No tener noción del tiempo le fatiga. En el reproductor de discos compactos con pilas que ha traído consigo escucha sinfonías de Beethoven. Cuando ha reproducido un álbum completo, han pasado 45 minutos. Pero, en realidad, esto tampoco le ayuda. En cuanto llega de nuevo el silencio, se siente tan perdido como antes. Desesperado, incluso pondera utilizar su hornillo de gas como reloj. Sabe que el contenido del cartucho, si se quema de una tirada, dura exactamente 35 horas. Pero, claro, si hiciera eso, ya no podría prepararse un té para entrar en calor.
La alegría previa a dormirse se convierte en su único placer, aunque en ocasiones ya no pueda distinguir entre sueño y vigilia: «Abrí los ojos como platos en medio de la oscuridad y vacilé durante un buen rato; me preguntaba si estaba dormido o no. Esperaba estar soñando todavía, pero al rato me percaté de que hacía tiempo que estaba totalmente despierto. Decepcionado, intenté buscar el interruptor de la luz, me incorporé para salir del saco de dormir y giré el dial del teléfono».
Pero la confusión únicamente existe en la conciencia de Siffre. Su cuerpo ha adquirido un ritmo muy preciso. Sin embargo, solo los amigos de Siffre, que llevan un registro de todas las llamadas, se percatan de la meticulosidad con la que su organismo economiza el tiempo. El día del hombre de la cueva tiene regularmente 24 horas y media, de las que 16 las pasa despierto.
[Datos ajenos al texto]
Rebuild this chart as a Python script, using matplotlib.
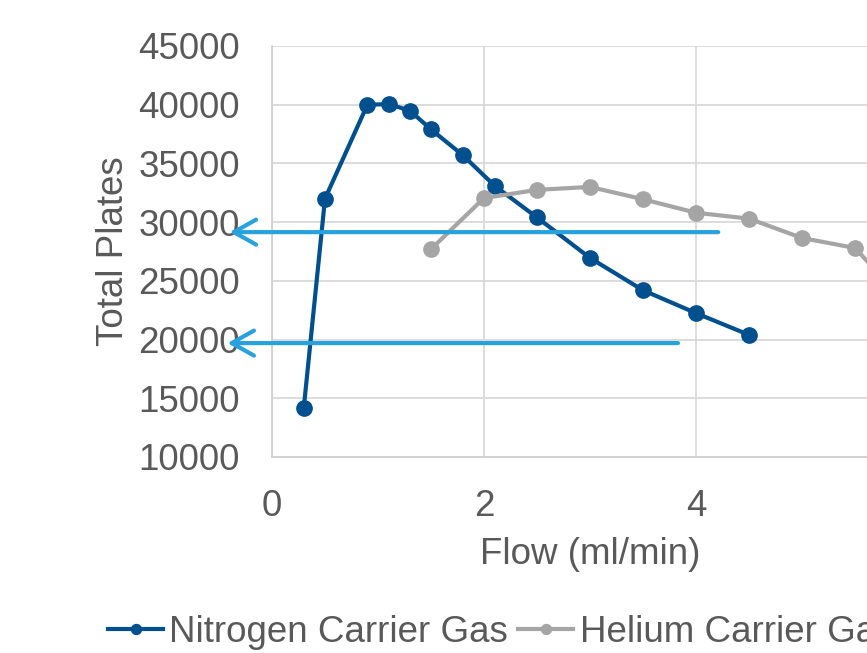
import matplotlib
matplotlib.use("Agg")
import matplotlib.pyplot as plt

# Data
n2_flow = [0.3, 0.5, 0.9, 1.1, 1.3, 1.5, 1.8, 2.1, 2.5, 3.0, 3.5, 4.0, 4.5]
n2_plates = [14200, 32000, 40000, 40050, 39500, 37900, 35700, 33100, 30400, 26950, 24200, 22250, 20400]
he_flow = [1.5, 2.0, 2.5, 3.0, 3.5, 4.0, 4.5, 5.0, 5.5, 6.0]
he_plates = [27700, 32050, 32750, 33000, 31950, 30800, 30300, 28650, 27800, 22900]
arrow_levels = [29150, 19700]
arrow_starts = [4.21, 3.83]
arrow_tips = [-0.40, -0.42]
x_ticks = [0, 2, 4, 6]
y_ticks = [10000, 15000, 20000, 25000, 30000, 35000, 40000, 45000]

plt.rcParams['font.family'] = ['Liberation Sans', 'DejaVu Sans']
text_c = '#595959'
fs = 26.5

fig = plt.figure(figsize=(8.67, 6.53), dpi=100)
ax = fig.add_axes([272/867, (653-457)/653, 636/867, 411/653])

ax.plot(n2_flow, n2_plates, '-o', color='#004F8E', lw=3, ms=11,
        label='Nitrogen Carrier Gas', zorder=3, clip_on=False)
ax.plot(he_flow, he_plates, '-o', color='#A5A5A5', lw=3, ms=11,
        label='Helium Carrier Gas', zorder=3, clip_on=False)

for lvl, xs, xt in zip(arrow_levels, arrow_starts, arrow_tips):
    ax.annotate('', xy=(xt, lvl), xytext=(xs, lvl),
                arrowprops=dict(arrowstyle='->, head_length=0.8, head_width=0.45',
                                color='#27A2DC', lw=3, mutation_scale=20,
                                shrinkA=0, shrinkB=0),
                annotation_clip=False, zorder=4)

ax.set_xlim(0, 6)
ax.set_ylim(10000, 45000)
ax.set_xticks(x_ticks)
ax.set_yticks(y_ticks)
ax.grid(True, color='#D9D9D9', lw=1.3)
ax.set_axisbelow(True)
for s in ['top', 'right']:
    ax.spines[s].set_visible(False)
for s in ['left', 'bottom']:
    ax.spines[s].set_color('#D0D0D0')
    ax.spines[s].set_linewidth(1.3)
ax.tick_params(length=0, labelsize=fs, labelcolor=text_c)
ax.tick_params(axis='x', pad=23)
ax.tick_params(axis='y', pad=23)

ax.set_xlabel('Flow (ml/min)', fontsize=fs, color=text_c)
ax.xaxis.set_label_coords(0.5, -0.195)
ax.set_ylabel('Total Plates', fontsize=fs, color=text_c)
ax.yaxis.set_label_coords(-0.222, 0.5)

fig.legend(loc='center left', bbox_to_anchor=(108/867, (653-632)/653),
           ncol=2, frameon=False, fontsize=fs, handlelength=1.5,
           handletextpad=0.17, columnspacing=0.27, markerscale=0.65,
           borderpad=0, borderaxespad=0, labelcolor=text_c)

fig.savefig('out.png', dpi=100)
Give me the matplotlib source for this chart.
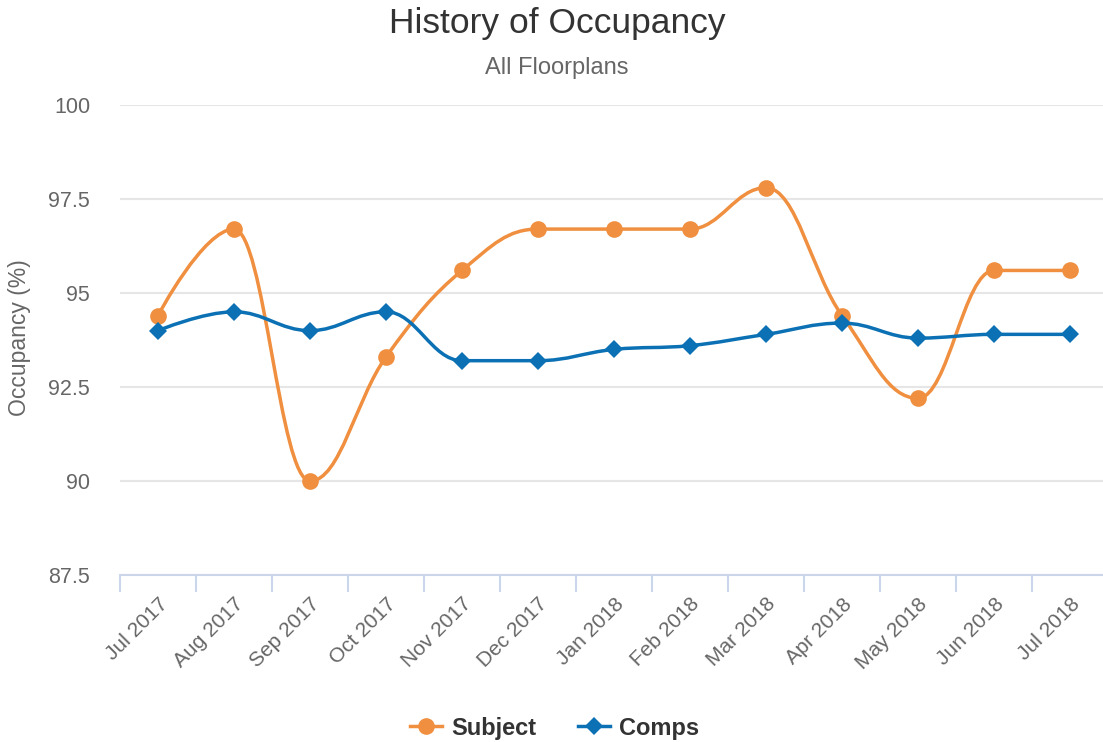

Cuando el 14 de septiembre desciende una escalera de cuerda a la cueva y aparecen sus amigos dando gritos de júbilo con champán y le felicitan por la finalización con éxito del experimento, Siffre protesta. Según su diario, aún está a 20 de agosto y había acordado con el resto que aguantaría mucho más en la profundidad. El investigador no puede hacerse a la idea de que se le hayan escapado 25 días de forma tan simple. ¿Dónde se ha quedado el tiempo?